Marty (Joe Bolenbaugh) and Jackie-O (played by Cecily Overman, and so named for her penchant for dressing up as the famous first lady) are twins who have been close from day one, and lovers from, oh, sometime in their teens. When the show opens, Marty has just returned home from a stint in New York, and he's accompanied by Lesly (Julie Jeske), his refreshingly normal fiancée, who is promptly drawn into the sordid world of this profoundly dysfunctional family, thanks to the advances of deceptively naïve younger brother Anthony (Arthur Delaney). Suzanne Owens-Duval, meanwhile, is perfectly unflappable as the wine-swilling matriarch who spawned this motley brood.
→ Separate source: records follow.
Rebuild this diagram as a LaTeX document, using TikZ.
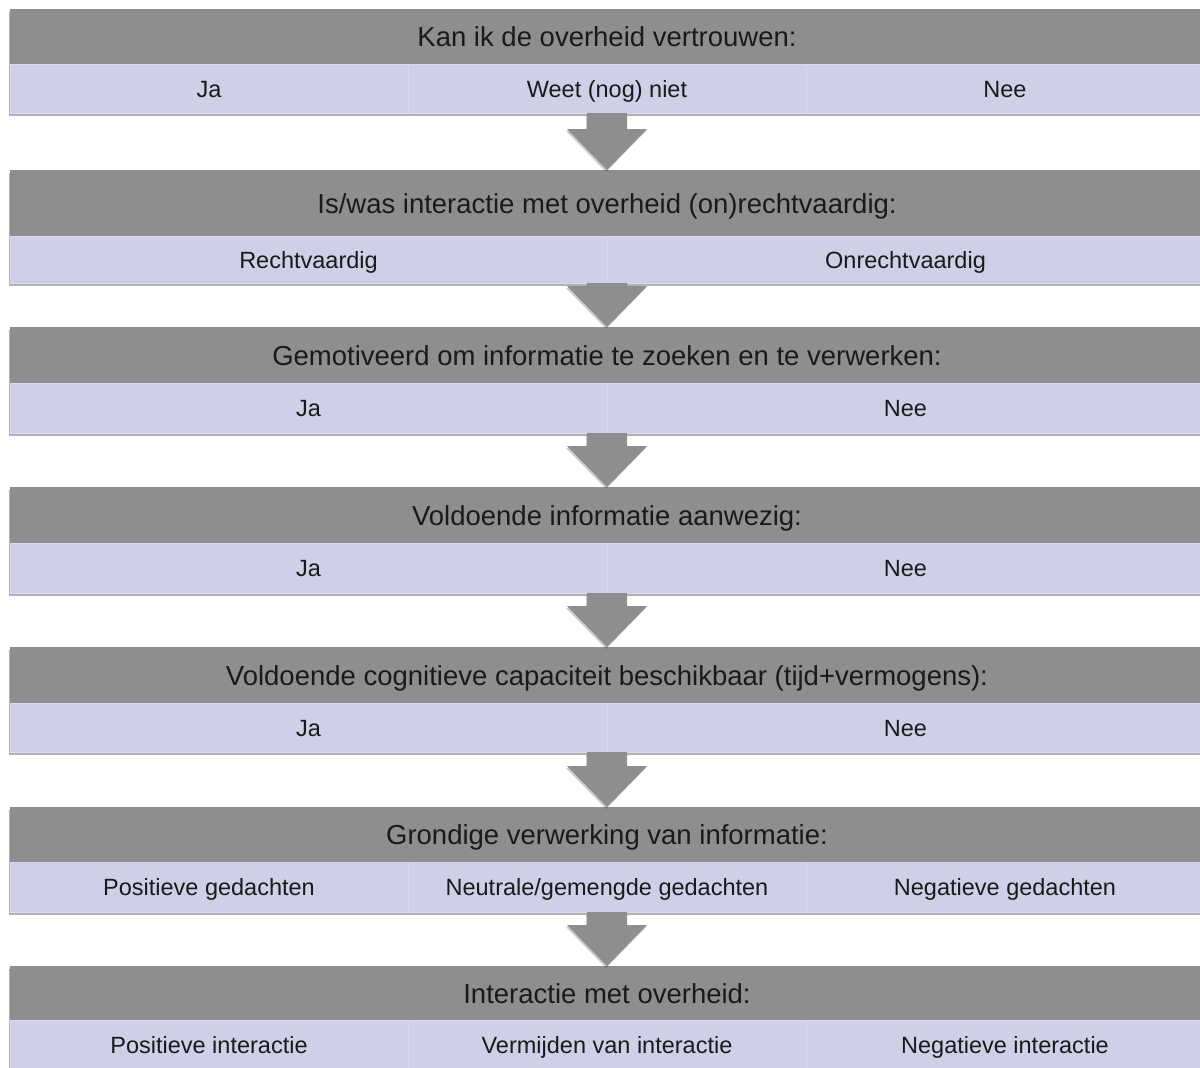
\documentclass[tikz,border=0pt]{standalone}
\usepackage{fontspec}
\setmainfont{Liberation Sans}
\usetikzlibrary{calc,shadows}
\definecolor{hdr}{HTML}{8E8E8E}
\definecolor{cellc}{HTML}{CFCFE8}
\definecolor{cellline}{HTML}{D9D9EF}
\definecolor{txt}{HTML}{1A1A1A}
\tikzset{
  rowbg/.style={fill=cellc, draw=none, inner sep=0pt, outer sep=0pt, anchor=north west,
    minimum width=1194pt, drop shadow={shadow xshift=-1.5pt, shadow yshift=-2.5pt, opacity=0.3, fill=black}},
  hdrbox/.style={fill=hdr, draw=none, inner sep=0pt, outer sep=0pt, anchor=north west,
    minimum width=1194pt, text=txt, font=\fontsize{27.5}{30}\selectfont,
    text height=20pt, text depth=0pt},
  cellthree/.style={fill=cellc, draw=cellline, line width=0.8pt, inner sep=0pt, outer sep=0pt, anchor=north west,
    minimum width=398pt, text=txt, font=\fontsize{23.5}{26}\selectfont,
    text height=17pt, text depth=0pt},
  celltwo/.style={cellthree, minimum width=597pt},
  flowarrow/.style={fill=hdr, draw=none, drop shadow={shadow xshift=-1pt, shadow yshift=-2pt, opacity=0.2, fill=black}}
}
\newcommand{\flowarr}[2]{%
  \fill[flowarrow] ($(#1.south)+(-20,0)$) -- ($(#2.north)+(-20,-41)$) -- ($(#2.north)+(-40,-41)$)
    -- (#2.north) -- ($(#2.north)+(40,-41)$) -- ($(#2.north)+(20,-41)$) -- ($(#1.south)+(20,0)$) -- cycle;}
\begin{document}
\begin{tikzpicture}[x=1pt,y=-1pt]
\useasboundingbox (0,0) rectangle (1200,1068);
\clip (0,0) rectangle (1200,1068);

% Row 1
\node[rowbg, minimum height=104pt] (r1) at (10,9) {};
\node[hdrbox, minimum height=55pt] (h1) at (10,9) {Kan ik de overheid vertrouwen:};
\node[cellthree, minimum height=49pt] (c11) at (10,64) {Ja};
\node[cellthree, minimum height=49pt] (c12) at (408,64) {Weet (nog) niet};
\node[cellthree, minimum height=49pt] (c13) at (806,64) {Nee};

% Row 2
\node[rowbg, minimum height=113pt] (r2) at (10,170) {};
\node[hdrbox, minimum height=66pt] (h2) at (10,170) {Is/was interactie met overheid (on)rechtvaardig:};
\node[celltwo, minimum height=47pt] (c21) at (10,236) {Rechtvaardig};
\node[celltwo, minimum height=47pt] (c22) at (607,236) {Onrechtvaardig};

% Row 3
\node[rowbg, minimum height=106pt] (r3) at (10,327) {};
\node[hdrbox, minimum height=56pt] (h3) at (10,327) {Gemotiveerd om informatie te zoeken en te verwerken:};
\node[celltwo, minimum height=50pt] (c31) at (10,383) {Ja};
\node[celltwo, minimum height=50pt] (c32) at (607,383) {Nee};

% Row 4
\node[rowbg, minimum height=106pt] (r4) at (10,487) {};
\node[hdrbox, minimum height=56pt] (h4) at (10,487) {Voldoende informatie aanwezig:};
\node[celltwo, minimum height=50pt] (c41) at (10,543) {Ja};
\node[celltwo, minimum height=50pt] (c42) at (607,543) {Nee};

% Row 5
\node[rowbg, minimum height=105pt] (r5) at (10,647) {};
\node[hdrbox, minimum height=56pt] (h5) at (10,647) {Voldoende cognitieve capaciteit beschikbaar (tijd+vermogens):};
\node[celltwo, minimum height=49pt] (c51) at (10,703) {Ja};
\node[celltwo, minimum height=49pt] (c52) at (607,703) {Nee};

% Row 6
\node[rowbg, minimum height=105pt] (r6) at (10,807) {};
\node[hdrbox, minimum height=55pt] (h6) at (10,807) {Grondige verwerking van informatie:};
\node[cellthree, minimum height=50pt] (c61) at (10,862) {Positieve gedachten};
\node[cellthree, minimum height=50pt] (c62) at (408,862) {Neutrale/gemengde gedachten};
\node[cellthree, minimum height=50pt] (c63) at (806,862) {Negatieve gedachten};

% Row 7
\node[rowbg, minimum height=109pt] (r7) at (10,966) {};
\node[hdrbox, minimum height=54pt] (h7) at (10,966) {Interactie met overheid:};
\node[cellthree, minimum height=50pt] (c71) at (10,1020) {Positieve interactie};
\node[cellthree, minimum height=50pt] (c72) at (408,1020) {Vermijden van interactie};
\node[cellthree, minimum height=50pt] (c73) at (806,1020) {Negatieve interactie};

% Arrows
\flowarr{r1}{r2}
\flowarr{r2}{r3}
\flowarr{r3}{r4}
\flowarr{r4}{r5}
\flowarr{r5}{r6}
\flowarr{r6}{r7}
\end{tikzpicture}
\end{document}
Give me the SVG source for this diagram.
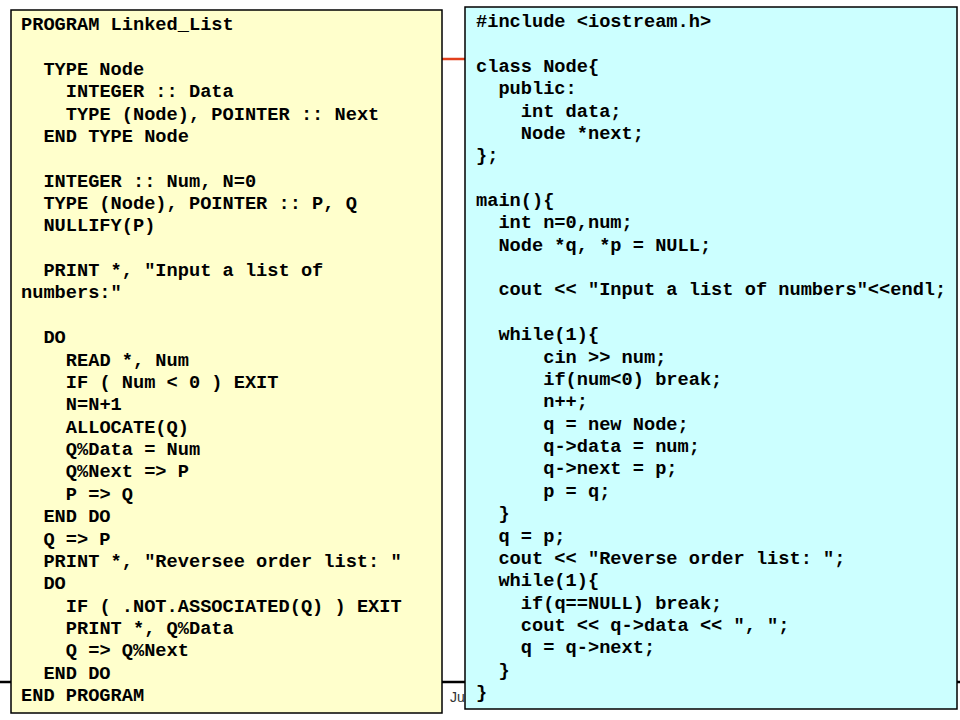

Cecily Overman has the unenviable task of playing a role made famous by Parker Posey, and for the most part she pulls it off, with a Jackie-O who is cutting and hilarious and utterly unhinged. One does, though, wish for more restraint at times, as Overman renders Jackie-O's increasing craziness by amping up the volume to a histrionic pitch that is far less compelling than the deadpan remove with which she delivers most of Jackie's brutal one-liners. Joe Bolenbaugh, meanwhile, is particularly good as Marty, torn between a desire for normalcy and a desire to bone his sister.

There are a few hitches here, but for the most part this fast-paced, funny, and fucked-up show is pretty much a guaranteed crowd-pleaser, presuming the crowd can handle a little dysfunction and an incest joke or two.